## DATASET CONTENT
═══

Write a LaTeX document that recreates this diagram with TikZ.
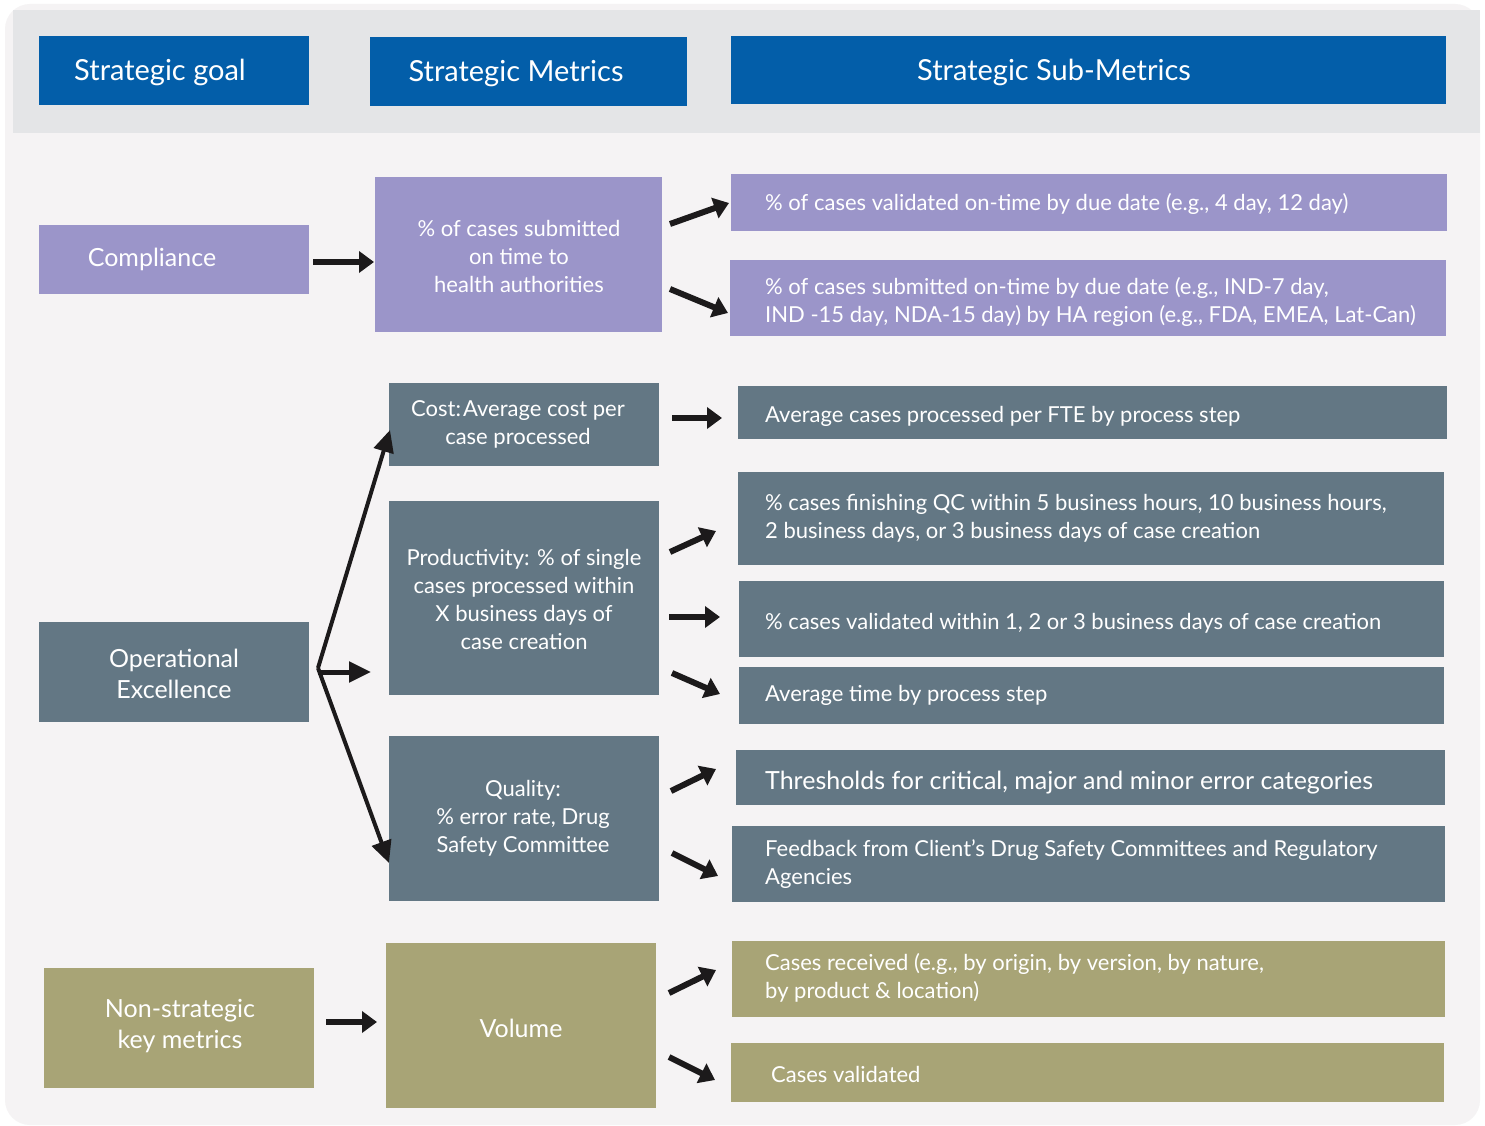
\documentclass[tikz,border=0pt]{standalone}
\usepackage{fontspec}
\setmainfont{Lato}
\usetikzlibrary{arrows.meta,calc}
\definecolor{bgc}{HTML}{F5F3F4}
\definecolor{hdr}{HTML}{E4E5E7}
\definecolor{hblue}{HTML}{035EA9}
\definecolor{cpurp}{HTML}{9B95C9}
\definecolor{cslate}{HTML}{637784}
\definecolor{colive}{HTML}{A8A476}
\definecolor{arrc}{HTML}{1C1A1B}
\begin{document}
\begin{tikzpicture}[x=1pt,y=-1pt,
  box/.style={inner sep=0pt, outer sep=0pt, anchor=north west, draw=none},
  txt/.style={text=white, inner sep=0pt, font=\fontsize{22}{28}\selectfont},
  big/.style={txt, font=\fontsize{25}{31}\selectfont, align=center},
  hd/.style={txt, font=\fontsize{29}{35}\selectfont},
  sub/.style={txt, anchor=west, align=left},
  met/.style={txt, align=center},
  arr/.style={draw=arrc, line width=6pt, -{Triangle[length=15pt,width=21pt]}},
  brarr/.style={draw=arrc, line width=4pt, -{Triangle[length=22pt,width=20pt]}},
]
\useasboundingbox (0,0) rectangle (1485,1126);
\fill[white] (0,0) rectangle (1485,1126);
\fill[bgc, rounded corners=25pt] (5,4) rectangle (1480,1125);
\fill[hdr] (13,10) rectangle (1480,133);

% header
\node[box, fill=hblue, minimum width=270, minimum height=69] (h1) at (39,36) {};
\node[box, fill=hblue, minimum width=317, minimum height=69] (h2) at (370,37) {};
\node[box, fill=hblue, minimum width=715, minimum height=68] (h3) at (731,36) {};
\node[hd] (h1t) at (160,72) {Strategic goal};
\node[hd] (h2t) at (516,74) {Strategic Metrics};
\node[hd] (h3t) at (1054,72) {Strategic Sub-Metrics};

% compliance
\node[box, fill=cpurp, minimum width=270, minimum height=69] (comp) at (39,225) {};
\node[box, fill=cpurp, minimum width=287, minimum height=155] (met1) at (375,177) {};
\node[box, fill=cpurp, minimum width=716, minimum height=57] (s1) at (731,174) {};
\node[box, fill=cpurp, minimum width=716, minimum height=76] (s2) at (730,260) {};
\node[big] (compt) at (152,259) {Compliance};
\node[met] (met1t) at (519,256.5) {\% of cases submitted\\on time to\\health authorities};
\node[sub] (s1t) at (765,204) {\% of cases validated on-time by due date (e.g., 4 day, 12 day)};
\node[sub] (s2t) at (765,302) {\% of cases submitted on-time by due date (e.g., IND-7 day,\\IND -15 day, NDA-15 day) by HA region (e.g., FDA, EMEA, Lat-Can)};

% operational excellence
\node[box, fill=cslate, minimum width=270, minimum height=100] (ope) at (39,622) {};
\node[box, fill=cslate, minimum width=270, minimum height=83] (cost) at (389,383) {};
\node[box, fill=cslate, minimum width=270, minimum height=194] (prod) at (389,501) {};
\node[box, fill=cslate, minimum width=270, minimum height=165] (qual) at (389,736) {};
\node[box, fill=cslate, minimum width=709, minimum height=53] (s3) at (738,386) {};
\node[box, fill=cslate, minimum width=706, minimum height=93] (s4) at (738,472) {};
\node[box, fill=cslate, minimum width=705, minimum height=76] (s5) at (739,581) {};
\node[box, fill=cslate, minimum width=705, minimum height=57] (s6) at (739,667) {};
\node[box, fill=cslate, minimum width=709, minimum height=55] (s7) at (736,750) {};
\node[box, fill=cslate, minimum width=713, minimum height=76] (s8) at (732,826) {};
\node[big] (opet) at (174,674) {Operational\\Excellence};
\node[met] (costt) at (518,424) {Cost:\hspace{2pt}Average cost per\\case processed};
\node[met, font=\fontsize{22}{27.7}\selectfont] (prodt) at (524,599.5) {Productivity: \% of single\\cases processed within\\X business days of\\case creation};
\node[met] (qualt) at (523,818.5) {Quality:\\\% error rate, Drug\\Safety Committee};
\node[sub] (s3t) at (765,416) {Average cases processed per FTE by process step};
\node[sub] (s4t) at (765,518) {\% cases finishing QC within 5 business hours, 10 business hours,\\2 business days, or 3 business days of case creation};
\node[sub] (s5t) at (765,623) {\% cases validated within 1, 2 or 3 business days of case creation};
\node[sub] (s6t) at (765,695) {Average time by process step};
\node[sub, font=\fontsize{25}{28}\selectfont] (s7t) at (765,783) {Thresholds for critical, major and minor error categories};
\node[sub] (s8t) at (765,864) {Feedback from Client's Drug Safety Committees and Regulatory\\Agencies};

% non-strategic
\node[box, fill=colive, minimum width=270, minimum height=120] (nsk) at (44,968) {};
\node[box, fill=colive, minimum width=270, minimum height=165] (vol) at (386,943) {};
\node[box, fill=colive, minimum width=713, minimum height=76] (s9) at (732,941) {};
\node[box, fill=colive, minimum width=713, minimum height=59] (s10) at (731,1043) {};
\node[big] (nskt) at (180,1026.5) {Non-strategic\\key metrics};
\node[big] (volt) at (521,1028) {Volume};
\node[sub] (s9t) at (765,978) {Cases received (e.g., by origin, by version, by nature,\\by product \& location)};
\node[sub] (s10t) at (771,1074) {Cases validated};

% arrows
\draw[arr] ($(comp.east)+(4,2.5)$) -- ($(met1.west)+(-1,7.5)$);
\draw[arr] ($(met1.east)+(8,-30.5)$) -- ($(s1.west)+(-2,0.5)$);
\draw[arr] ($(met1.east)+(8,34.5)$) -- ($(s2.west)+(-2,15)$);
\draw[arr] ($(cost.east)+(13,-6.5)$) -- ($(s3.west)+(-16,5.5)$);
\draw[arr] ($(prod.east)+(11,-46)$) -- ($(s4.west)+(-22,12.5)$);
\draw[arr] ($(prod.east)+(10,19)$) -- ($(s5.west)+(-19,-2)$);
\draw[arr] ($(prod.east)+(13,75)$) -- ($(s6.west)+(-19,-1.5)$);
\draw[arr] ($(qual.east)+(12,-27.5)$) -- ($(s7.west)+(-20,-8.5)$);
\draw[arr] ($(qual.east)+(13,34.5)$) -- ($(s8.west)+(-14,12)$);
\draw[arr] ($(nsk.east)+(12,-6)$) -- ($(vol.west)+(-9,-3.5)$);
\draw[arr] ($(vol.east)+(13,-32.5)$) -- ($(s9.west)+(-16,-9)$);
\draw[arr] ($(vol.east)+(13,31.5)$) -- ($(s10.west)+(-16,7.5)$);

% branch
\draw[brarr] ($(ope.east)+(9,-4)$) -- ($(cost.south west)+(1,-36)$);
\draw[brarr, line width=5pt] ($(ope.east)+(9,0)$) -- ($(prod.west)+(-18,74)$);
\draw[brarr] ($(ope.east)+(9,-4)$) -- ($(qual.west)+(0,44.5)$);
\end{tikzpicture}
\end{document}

═══

## WHAT TO DO
Please extract exactly the lines of the data, from the first through the line containing "(13,10) rectangle (1480,133);", and add no pictures to the copy.

## TASK SOLUTION
Write a LaTeX document that recreates this diagram with TikZ.
\documentclass[tikz,border=0pt]{standalone}
\usepackage{fontspec}
\setmainfont{Lato}
\usetikzlibrary{arrows.meta,calc}
\definecolor{bgc}{HTML}{F5F3F4}
\definecolor{hdr}{HTML}{E4E5E7}
\definecolor{hblue}{HTML}{035EA9}
\definecolor{cpurp}{HTML}{9B95C9}
\definecolor{cslate}{HTML}{637784}
\definecolor{colive}{HTML}{A8A476}
\definecolor{arrc}{HTML}{1C1A1B}
\begin{document}
\begin{tikzpicture}[x=1pt,y=-1pt,
  box/.style={inner sep=0pt, outer sep=0pt, anchor=north west, draw=none},
  txt/.style={text=white, inner sep=0pt, font=\fontsize{22}{28}\selectfont},
  big/.style={txt, font=\fontsize{25}{31}\selectfont, align=center},
  hd/.style={txt, font=\fontsize{29}{35}\selectfont},
  sub/.style={txt, anchor=west, align=left},
  met/.style={txt, align=center},
  arr/.style={draw=arrc, line width=6pt, -{Triangle[length=15pt,width=21pt]}},
  brarr/.style={draw=arrc, line width=4pt, -{Triangle[length=22pt,width=20pt]}},
]
\useasboundingbox (0,0) rectangle (1485,1126);
\fill[white] (0,0) rectangle (1485,1126);
\fill[bgc, rounded corners=25pt] (5,4) rectangle (1480,1125);
\fill[hdr] (13,10) rectangle (1480,133);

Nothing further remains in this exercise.